- _TASK_:
Transcribe the lines below verbatim, skipping the images.

··· RECORDS FOR THIS EXERCISE

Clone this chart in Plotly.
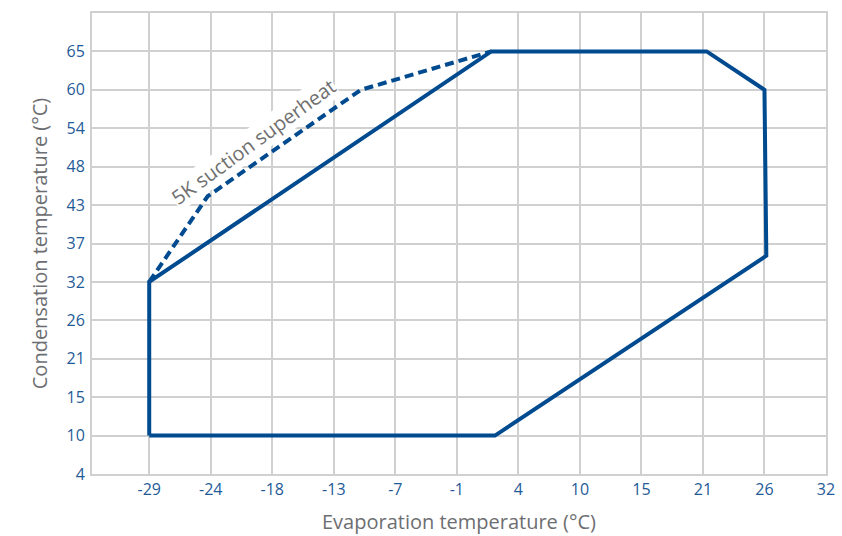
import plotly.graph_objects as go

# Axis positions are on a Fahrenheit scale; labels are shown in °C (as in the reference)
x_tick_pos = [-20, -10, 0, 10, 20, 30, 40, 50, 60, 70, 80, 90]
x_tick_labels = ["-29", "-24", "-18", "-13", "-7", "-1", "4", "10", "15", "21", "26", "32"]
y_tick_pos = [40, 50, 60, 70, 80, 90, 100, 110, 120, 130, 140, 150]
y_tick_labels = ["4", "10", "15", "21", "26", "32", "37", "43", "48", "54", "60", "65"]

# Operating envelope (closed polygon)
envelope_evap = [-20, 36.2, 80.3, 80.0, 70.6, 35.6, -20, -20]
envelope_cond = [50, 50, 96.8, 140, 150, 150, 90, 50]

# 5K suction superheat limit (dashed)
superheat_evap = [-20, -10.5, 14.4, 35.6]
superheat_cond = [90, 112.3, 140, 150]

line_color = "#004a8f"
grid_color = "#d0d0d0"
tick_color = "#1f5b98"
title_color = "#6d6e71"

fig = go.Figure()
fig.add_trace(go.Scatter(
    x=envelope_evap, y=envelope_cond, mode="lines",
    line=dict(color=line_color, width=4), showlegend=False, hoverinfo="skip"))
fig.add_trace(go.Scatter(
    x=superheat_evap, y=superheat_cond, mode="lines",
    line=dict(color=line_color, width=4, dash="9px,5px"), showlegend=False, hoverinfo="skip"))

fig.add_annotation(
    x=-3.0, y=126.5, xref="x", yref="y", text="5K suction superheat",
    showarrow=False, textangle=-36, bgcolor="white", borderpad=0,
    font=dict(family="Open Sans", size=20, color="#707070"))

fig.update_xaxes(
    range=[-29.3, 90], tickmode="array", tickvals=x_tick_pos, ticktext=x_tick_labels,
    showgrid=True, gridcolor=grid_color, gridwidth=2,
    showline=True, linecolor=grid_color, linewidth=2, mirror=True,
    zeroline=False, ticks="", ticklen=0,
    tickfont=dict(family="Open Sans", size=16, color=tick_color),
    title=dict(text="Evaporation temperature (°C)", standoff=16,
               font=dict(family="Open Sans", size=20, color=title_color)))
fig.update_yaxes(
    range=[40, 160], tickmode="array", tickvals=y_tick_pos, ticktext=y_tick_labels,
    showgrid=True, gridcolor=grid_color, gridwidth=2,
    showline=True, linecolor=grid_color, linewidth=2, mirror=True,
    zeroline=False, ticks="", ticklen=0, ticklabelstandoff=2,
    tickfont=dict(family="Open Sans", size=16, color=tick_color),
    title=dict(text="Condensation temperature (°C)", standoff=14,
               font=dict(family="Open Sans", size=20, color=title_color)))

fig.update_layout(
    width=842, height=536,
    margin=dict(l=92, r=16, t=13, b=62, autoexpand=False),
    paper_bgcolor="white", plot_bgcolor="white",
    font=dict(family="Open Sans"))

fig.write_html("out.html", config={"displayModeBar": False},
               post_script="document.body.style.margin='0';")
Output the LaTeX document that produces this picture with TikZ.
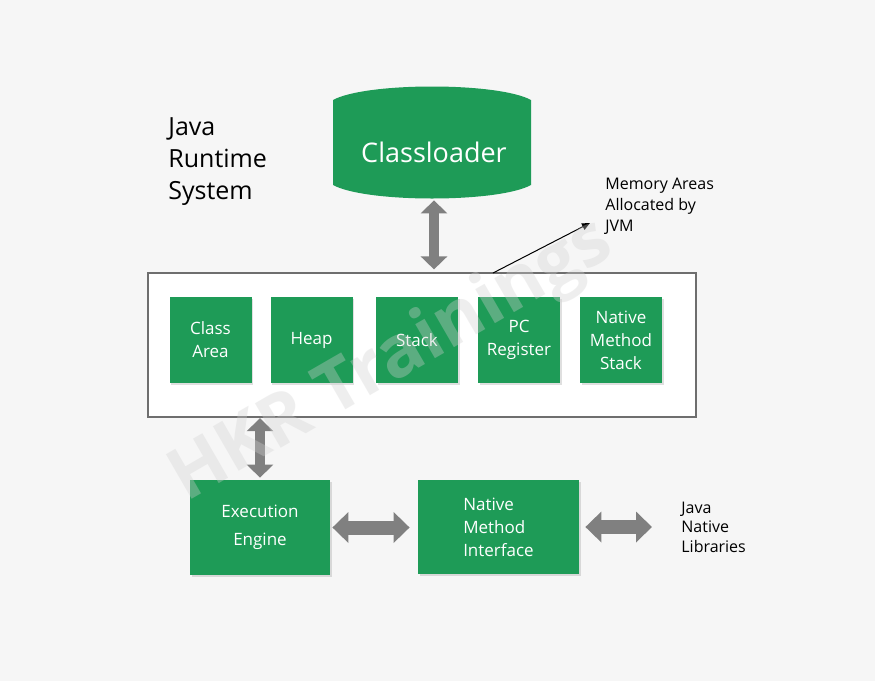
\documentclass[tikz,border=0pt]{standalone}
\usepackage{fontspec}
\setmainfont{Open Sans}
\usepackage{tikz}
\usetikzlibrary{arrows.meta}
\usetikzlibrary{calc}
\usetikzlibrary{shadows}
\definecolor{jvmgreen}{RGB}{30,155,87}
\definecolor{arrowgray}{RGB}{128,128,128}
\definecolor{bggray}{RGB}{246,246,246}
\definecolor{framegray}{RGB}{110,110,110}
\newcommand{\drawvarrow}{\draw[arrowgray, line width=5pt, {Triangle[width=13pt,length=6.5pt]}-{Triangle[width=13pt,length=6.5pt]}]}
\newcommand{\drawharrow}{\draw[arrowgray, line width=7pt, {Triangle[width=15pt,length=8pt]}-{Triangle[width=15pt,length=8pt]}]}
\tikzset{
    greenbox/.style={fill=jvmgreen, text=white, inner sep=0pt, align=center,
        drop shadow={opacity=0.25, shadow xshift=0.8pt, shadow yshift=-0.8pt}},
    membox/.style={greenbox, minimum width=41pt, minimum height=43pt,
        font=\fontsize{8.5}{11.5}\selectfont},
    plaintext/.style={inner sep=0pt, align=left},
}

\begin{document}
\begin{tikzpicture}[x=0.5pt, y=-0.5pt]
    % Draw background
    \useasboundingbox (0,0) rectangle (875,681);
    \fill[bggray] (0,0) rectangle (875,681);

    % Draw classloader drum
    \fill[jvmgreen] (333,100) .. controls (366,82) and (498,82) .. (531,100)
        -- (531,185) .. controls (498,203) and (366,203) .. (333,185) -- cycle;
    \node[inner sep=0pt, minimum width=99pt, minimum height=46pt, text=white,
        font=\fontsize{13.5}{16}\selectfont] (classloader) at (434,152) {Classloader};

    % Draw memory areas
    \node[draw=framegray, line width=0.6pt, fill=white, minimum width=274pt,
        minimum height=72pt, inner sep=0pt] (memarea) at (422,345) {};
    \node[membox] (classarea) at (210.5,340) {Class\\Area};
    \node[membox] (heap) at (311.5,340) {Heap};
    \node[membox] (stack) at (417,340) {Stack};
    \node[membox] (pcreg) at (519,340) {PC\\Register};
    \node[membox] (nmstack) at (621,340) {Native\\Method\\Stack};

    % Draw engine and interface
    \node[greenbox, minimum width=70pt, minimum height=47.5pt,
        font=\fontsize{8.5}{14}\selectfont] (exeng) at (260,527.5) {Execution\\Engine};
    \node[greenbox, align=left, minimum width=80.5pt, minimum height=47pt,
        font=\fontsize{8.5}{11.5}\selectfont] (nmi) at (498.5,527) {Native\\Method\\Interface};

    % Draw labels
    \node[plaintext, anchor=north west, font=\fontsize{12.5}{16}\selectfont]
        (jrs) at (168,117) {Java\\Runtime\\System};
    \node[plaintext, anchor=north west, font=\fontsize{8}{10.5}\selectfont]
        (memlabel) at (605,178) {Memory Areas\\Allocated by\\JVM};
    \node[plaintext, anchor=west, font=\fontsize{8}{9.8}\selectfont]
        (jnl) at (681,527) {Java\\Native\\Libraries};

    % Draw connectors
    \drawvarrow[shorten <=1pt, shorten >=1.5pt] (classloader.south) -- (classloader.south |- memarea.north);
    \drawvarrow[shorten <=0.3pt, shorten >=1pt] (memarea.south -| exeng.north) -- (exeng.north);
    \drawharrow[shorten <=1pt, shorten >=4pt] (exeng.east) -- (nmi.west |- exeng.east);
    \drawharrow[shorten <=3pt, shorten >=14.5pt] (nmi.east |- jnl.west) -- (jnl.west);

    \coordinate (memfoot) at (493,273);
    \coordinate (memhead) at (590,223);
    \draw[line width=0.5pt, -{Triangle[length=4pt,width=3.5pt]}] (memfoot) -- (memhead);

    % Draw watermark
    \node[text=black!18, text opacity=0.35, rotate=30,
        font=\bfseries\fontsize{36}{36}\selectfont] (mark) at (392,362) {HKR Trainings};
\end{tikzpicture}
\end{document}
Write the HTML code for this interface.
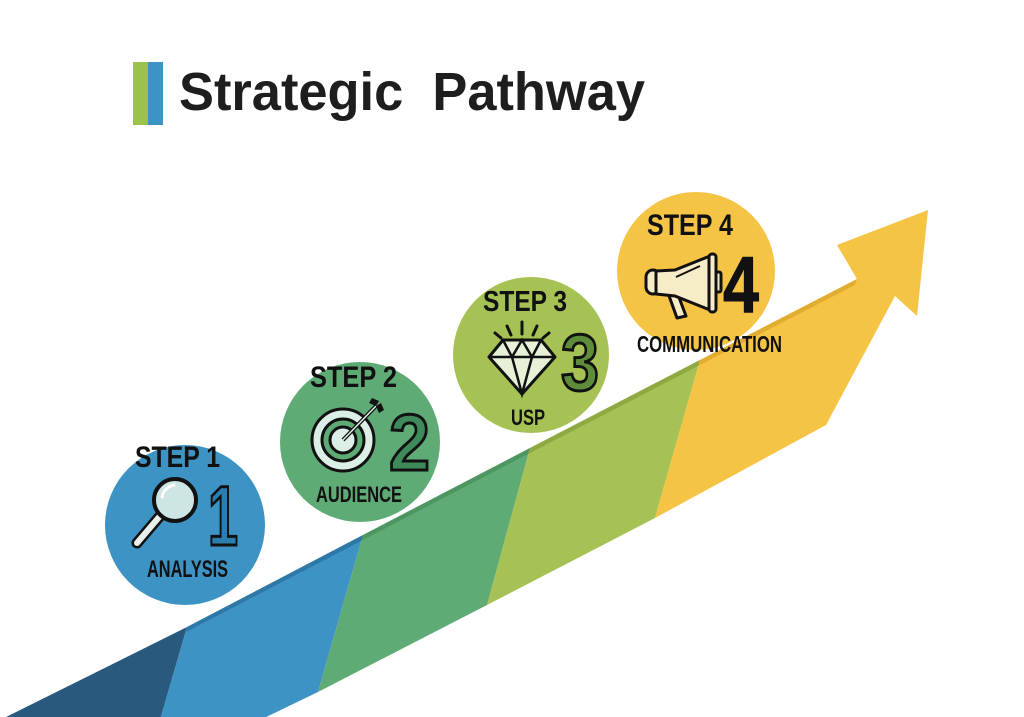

······

- _COMPLETED EXERCISE_:
Clone this chart in Plotly.
import plotly.graph_objects as go

# Axis positions are on a Fahrenheit scale; labels are shown in °C (as in the reference)
x_tick_pos = [-20, -10, 0, 10, 20, 30, 40, 50, 60, 70, 80, 90]
x_tick_labels = ["-29", "-24", "-18", "-13", "-7", "-1", "4", "10", "15", "21", "26", "32"]
y_tick_pos = [40, 50, 60, 70, 80, 90, 100, 110, 120, 130, 140, 150]
y_tick_labels = ["4", "10", "15", "21", "26", "32", "37", "43", "48", "54", "60", "65"]

# Operating envelope (closed polygon)
envelope_evap = [-20, 36.2, 80.3, 80.0, 70.6, 35.6, -20, -20]
envelope_cond = [50, 50, 96.8, 140, 150, 150, 90, 50]

# 5K suction superheat limit (dashed)
superheat_evap = [-20, -10.5, 14.4, 35.6]
superheat_cond = [90, 112.3, 140, 150]

line_color = "#004a8f"
grid_color = "#d0d0d0"
tick_color = "#1f5b98"
title_color = "#6d6e71"

fig = go.Figure()
fig.add_trace(go.Scatter(
    x=envelope_evap, y=envelope_cond, mode="lines",
    line=dict(color=line_color, width=4), showlegend=False, hoverinfo="skip"))
fig.add_trace(go.Scatter(
    x=superheat_evap, y=superheat_cond, mode="lines",
    line=dict(color=line_color, width=4, dash="9px,5px"), showlegend=False, hoverinfo="skip"))

fig.add_annotation(
    x=-3.0, y=126.5, xref="x", yref="y", text="5K suction superheat",
    showarrow=False, textangle=-36, bgcolor="white", borderpad=0,
    font=dict(family="Open Sans", size=20, color="#707070"))

fig.update_xaxes(
    range=[-29.3, 90], tickmode="array", tickvals=x_tick_pos, ticktext=x_tick_labels,
    showgrid=True, gridcolor=grid_color, gridwidth=2,
    showline=True, linecolor=grid_color, linewidth=2, mirror=True,
    zeroline=False, ticks="", ticklen=0,
    tickfont=dict(family="Open Sans", size=16, color=tick_color),
    title=dict(text="Evaporation temperature (°C)", standoff=16,
               font=dict(family="Open Sans", size=20, color=title_color)))
fig.update_yaxes(
    range=[40, 160], tickmode="array", tickvals=y_tick_pos, ticktext=y_tick_labels,
    showgrid=True, gridcolor=grid_color, gridwidth=2,
    showline=True, linecolor=grid_color, linewidth=2, mirror=True,
    zeroline=False, ticks="", ticklen=0, ticklabelstandoff=2,
    tickfont=dict(family="Open Sans", size=16, color=tick_color),
    title=dict(text="Condensation temperature (°C)", standoff=14,
               font=dict(family="Open Sans", size=20, color=title_color)))

fig.update_layout(
    width=842, height=536,
    margin=dict(l=92, r=16, t=13, b=62, autoexpand=False),
    paper_bgcolor="white", plot_bgcolor="white",
    font=dict(family="Open Sans"))

fig.write_html("out.html", config={"displayModeBar": False},
               post_script="document.body.style.margin='0';")
Output the LaTeX document that produces this picture with TikZ.
\documentclass[tikz,border=0pt]{standalone}
\usepackage{fontspec}
\setmainfont{Open Sans}
\usepackage{tikz}
\usetikzlibrary{arrows.meta}
\usetikzlibrary{calc}
\usetikzlibrary{shadows}
\definecolor{jvmgreen}{RGB}{30,155,87}
\definecolor{arrowgray}{RGB}{128,128,128}
\definecolor{bggray}{RGB}{246,246,246}
\definecolor{framegray}{RGB}{110,110,110}
\newcommand{\drawvarrow}{\draw[arrowgray, line width=5pt, {Triangle[width=13pt,length=6.5pt]}-{Triangle[width=13pt,length=6.5pt]}]}
\newcommand{\drawharrow}{\draw[arrowgray, line width=7pt, {Triangle[width=15pt,length=8pt]}-{Triangle[width=15pt,length=8pt]}]}
\tikzset{
    greenbox/.style={fill=jvmgreen, text=white, inner sep=0pt, align=center,
        drop shadow={opacity=0.25, shadow xshift=0.8pt, shadow yshift=-0.8pt}},
    membox/.style={greenbox, minimum width=41pt, minimum height=43pt,
        font=\fontsize{8.5}{11.5}\selectfont},
    plaintext/.style={inner sep=0pt, align=left},
}

\begin{document}
\begin{tikzpicture}[x=0.5pt, y=-0.5pt]
    % Draw background
    \useasboundingbox (0,0) rectangle (875,681);
    \fill[bggray] (0,0) rectangle (875,681);

    % Draw classloader drum
    \fill[jvmgreen] (333,100) .. controls (366,82) and (498,82) .. (531,100)
        -- (531,185) .. controls (498,203) and (366,203) .. (333,185) -- cycle;
    \node[inner sep=0pt, minimum width=99pt, minimum height=46pt, text=white,
        font=\fontsize{13.5}{16}\selectfont] (classloader) at (434,152) {Classloader};

    % Draw memory areas
    \node[draw=framegray, line width=0.6pt, fill=white, minimum width=274pt,
        minimum height=72pt, inner sep=0pt] (memarea) at (422,345) {};
    \node[membox] (classarea) at (210.5,340) {Class\\Area};
    \node[membox] (heap) at (311.5,340) {Heap};
    \node[membox] (stack) at (417,340) {Stack};
    \node[membox] (pcreg) at (519,340) {PC\\Register};
    \node[membox] (nmstack) at (621,340) {Native\\Method\\Stack};

    % Draw engine and interface
    \node[greenbox, minimum width=70pt, minimum height=47.5pt,
        font=\fontsize{8.5}{14}\selectfont] (exeng) at (260,527.5) {Execution\\Engine};
    \node[greenbox, align=left, minimum width=80.5pt, minimum height=47pt,
        font=\fontsize{8.5}{11.5}\selectfont] (nmi) at (498.5,527) {Native\\Method\\Interface};

    % Draw labels
    \node[plaintext, anchor=north west, font=\fontsize{12.5}{16}\selectfont]
        (jrs) at (168,117) {Java\\Runtime\\System};
    \node[plaintext, anchor=north west, font=\fontsize{8}{10.5}\selectfont]
        (memlabel) at (605,178) {Memory Areas\\Allocated by\\JVM};
    \node[plaintext, anchor=west, font=\fontsize{8}{9.8}\selectfont]
        (jnl) at (681,527) {Java\\Native\\Libraries};

    % Draw connectors
    \drawvarrow[shorten <=1pt, shorten >=1.5pt] (classloader.south) -- (classloader.south |- memarea.north);
    \drawvarrow[shorten <=0.3pt, shorten >=1pt] (memarea.south -| exeng.north) -- (exeng.north);
    \drawharrow[shorten <=1pt, shorten >=4pt] (exeng.east) -- (nmi.west |- exeng.east);
    \drawharrow[shorten <=3pt, shorten >=14.5pt] (nmi.east |- jnl.west) -- (jnl.west);

    \coordinate (memfoot) at (493,273);
    \coordinate (memhead) at (590,223);
    \draw[line width=0.5pt, -{Triangle[length=4pt,width=3.5pt]}] (memfoot) -- (memhead);

    % Draw watermark
    \node[text=black!18, text opacity=0.35, rotate=30,
        font=\bfseries\fontsize{36}{36}\selectfont] (mark) at (392,362) {HKR Trainings};
\end{tikzpicture}
\end{document}
Write the HTML code for this interface.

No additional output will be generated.